Total antioxidant activity was determined using a fixed time point TRAP assay with modification of the method proposed by Rice-Evans and Miller (1994). Measurement of antioxidant activity is based on the inhibition by antioxidants of the absorbance of the radical cation of ABTS⁺. The ABTS⁺ radical is formed by the interaction of ABTS (600 μm) with ferrylmyoglobin radical species, generated by the activation of metmyoglobin (10 μm) with H₂O₂ (300 μm). Timed absorbance readings were taken on a spectrophotometer every 7 s for 4 min, at 25°C. Samples were compared with a standard curve generated from similar absorbance readings obtained from known concentrations of Trolox in isotonic 5 mm PBS, pH 7.4, at 25°C. Total antioxidant activity in Trolox equivalents were determined in fetal blood, and brain samples were taken from different fetuses before occlusion (no antioxidants), and at 5, 10, and 15 min of reperfusion.

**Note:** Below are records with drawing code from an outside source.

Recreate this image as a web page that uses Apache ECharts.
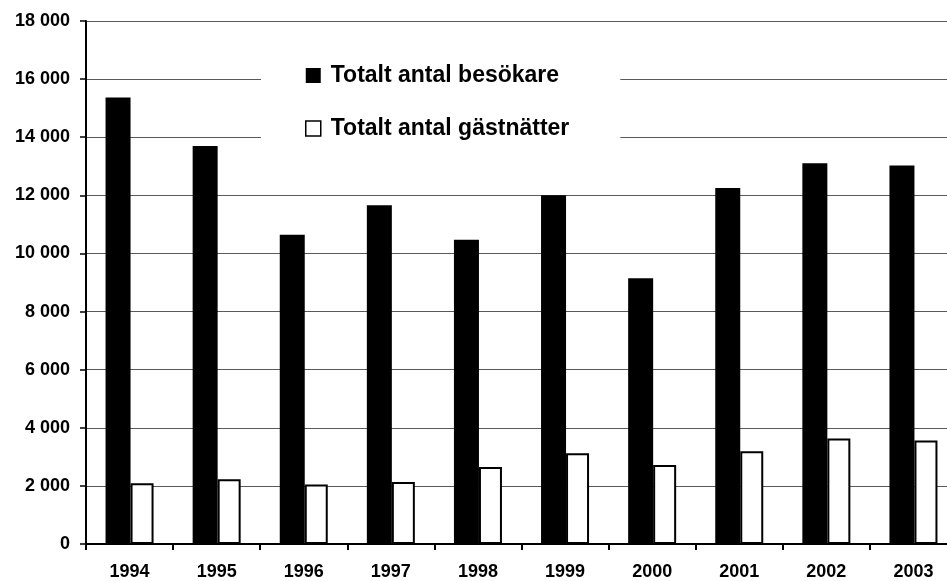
<!DOCTYPE html>
<html>
<head>
<meta charset="utf-8">
<script src="https://cdn.jsdelivr.net/npm/echarts@6/dist/echarts.min.js"></script>
<style>
html,body{margin:0;padding:0;background:#fff;overflow:hidden;}
#chart{width:947px;height:581px;}
</style>
</head>
<body>
<div id="chart"></div>
<script>
const years = ['1994','1995','1996','1997','1998','1999','2000','2001','2002','2003'];
const besokare = [15370, 13700, 10640, 11660, 10470, 12000, 9150, 12250, 13100, 13030];
const gastnatter = [2090, 2230, 2050, 2130, 2650, 3120, 2720, 3190, 3630, 3560];
const seriesNames = ['Totalt antal besökare', 'Totalt antal gästnätter'];

const FONT = '"Liberation Sans", Arial, sans-serif';
const chart = echarts.init(document.getElementById('chart'), null, {renderer: 'canvas'});
chart.setOption({
  backgroundColor: '#ffffff',
  animation: false,
  grid: {left: 86, width: 871, top: 21, bottom: 37, containLabel: false, outerBoundsMode: 'none'},
  legend: {
    orient: 'vertical',
    left: 261,
    top: 40,
    padding: [24, 51, 20, 44],
    backgroundColor: '#ffffff',
    itemWidth: 15,
    itemHeight: 15,
    itemGap: 30,
    z: 10,
    textStyle: {fontFamily: FONT, fontWeight: 'bold', fontSize: 23, color: '#000', padding: [0, 0, 0, 5]},
    data: [
      {name: seriesNames[0], icon: 'rect', itemStyle: {color: '#000', borderWidth: 0}},
      {name: seriesNames[1], icon: 'rect', itemStyle: {color: '#fff', borderColor: '#000', borderWidth: 1.5}}
    ]
  },
  xAxis: {
    type: 'category',
    data: years,
    axisLine: {lineStyle: {color: '#000', width: 2}},
    axisTick: {show: true, inside: false, length: 6, lineStyle: {color: '#000', width: 2}},
    axisLabel: {fontFamily: FONT, fontWeight: 'bold', fontSize: 18, color: '#000', margin: 19},
    splitLine: {show: false}
  },
  yAxis: {
    type: 'value',
    min: 0, max: 18000, interval: 2000,
    axisLine: {show: true, lineStyle: {color: '#000', width: 2}},
    axisTick: {show: true, inside: false, length: 6, lineStyle: {color: '#000', width: 1.5}},
    axisLabel: {
      fontFamily: FONT, fontWeight: 'bold', fontSize: 18, color: '#000', margin: 16,
      formatter: v => String(v).replace(/\B(?=(\d{3})+(?!\d))/g, ' ')
    },
    splitLine: {show: true, lineStyle: {color: '#5a5a5a', width: 1}}
  },
  series: [
    {
      name: seriesNames[0], type: 'bar', data: besokare,
      barWidth: 25, barGap: '0%',
      itemStyle: {color: '#000'}
    },
    {
      name: seriesNames[1], type: 'bar', data: gastnatter,
      barWidth: 23,
      itemStyle: {color: '#fff', borderColor: '#000', borderWidth: 2}
    }
  ]
});
</script>
</body>
</html>
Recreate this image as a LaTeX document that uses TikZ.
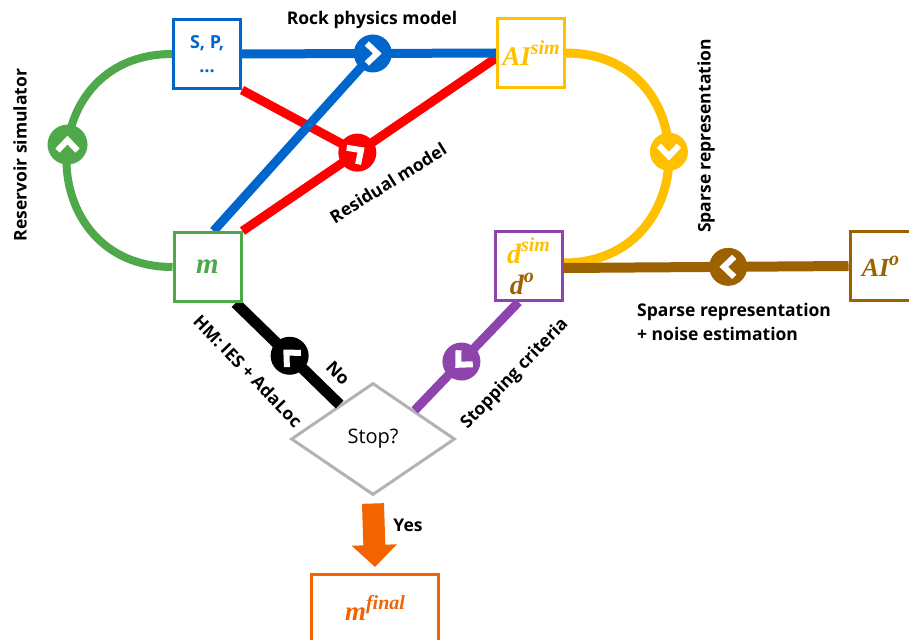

Microvascular blood flow with laser Doppler probe.

Micro-vascular blood flow change in fetal brain was measured on a subset of dams (n = 3), by microprobe needle (probe 415–230) attached to a laser Doppler flow meter (PeriFlux System 5000, Perimed). After the dam was instrumented, a small 2 cm incision was made over the abdomen and the uterus was palpated for a fetal head. The microprobe was inserted 2 mm into fetal cortex through the uterine wall and retained in place manually until the end of the experiment. The abdominal incision was closed with slight pressure. The relative blood flow in arbitrary units was recorded before, during H-I, and during reperfusion-reoxygenation.

Perfusion weighted imaging.

Imaging was performed on a subset of dams (n = 4), twice for each dam, once before aortic balloon inflation (before H-I), and once 5 min after deflation (end of H-I), by quantifying image intensity changes after contrast injection. The perfusion sequence consisted of nine 6 mm slices with a 5 mm gap, acquired in the transverse plane of the dam's trunk using a fast T1-weighted SPGR sequence. Imaging parameters were as follows: TE 1.1 ms, TR 3.3 ms, flip angle 25, bandwidth 83.3, 256 × 64 matrix, 18 cm FOV, 2 s per time point, 50 time points, no ECG triggering. The acquisition started 20 s before and continued during and after contrast intravenous injection of a bolus of 0.6 ml containing 0.30 mmol/kg Magnevist (Gadopentetae dimeglumine, Berlex) through the ear vein, followed by saline flush (3ml). Bolus injection took ∼15 s. A separate SSFSE scan was taken with the same slice geometry for in-plane anatomical reference to identify fetal brains. The slice package was placed in the center of abdomen, occupied by fetuses. Four to six individual fetal brains were identified in each rabbit dam for perfusion measurements. An index of fetal brain perfusion was estimated as slope of T1 signal enhancement (Li et al., 2000) when the contrast reached fetal brains. Relative changes in fetal brain perfusion were estimated as a ratio of the enhancement slopes analyzed for values obtained before and after H-I. Perfusion scans took ∼1.5 min each and were performed between DWI series so relative perfusion changes and ADC time course could be registered for the same fetuses. These perfusion values provide an indirect and noninvasive method of measuring fetal brain perfusion as Magnevist is known to cross placental and blood brain barriers (Taillieu et al., 2006).

Statistical analysis.

To account for within-litter data correlation, the differences between groups were tested using generalized estimating equations analysis, followed by post hoc multiple comparisons with Bonferroni correction using statistical package SAS 9.1. Data were presented as ±SEM. Comparisons of hypertonia and stillbirth rate between group and controls was done using Fisher's exact test with Bonferroni correction for multiple comparisons.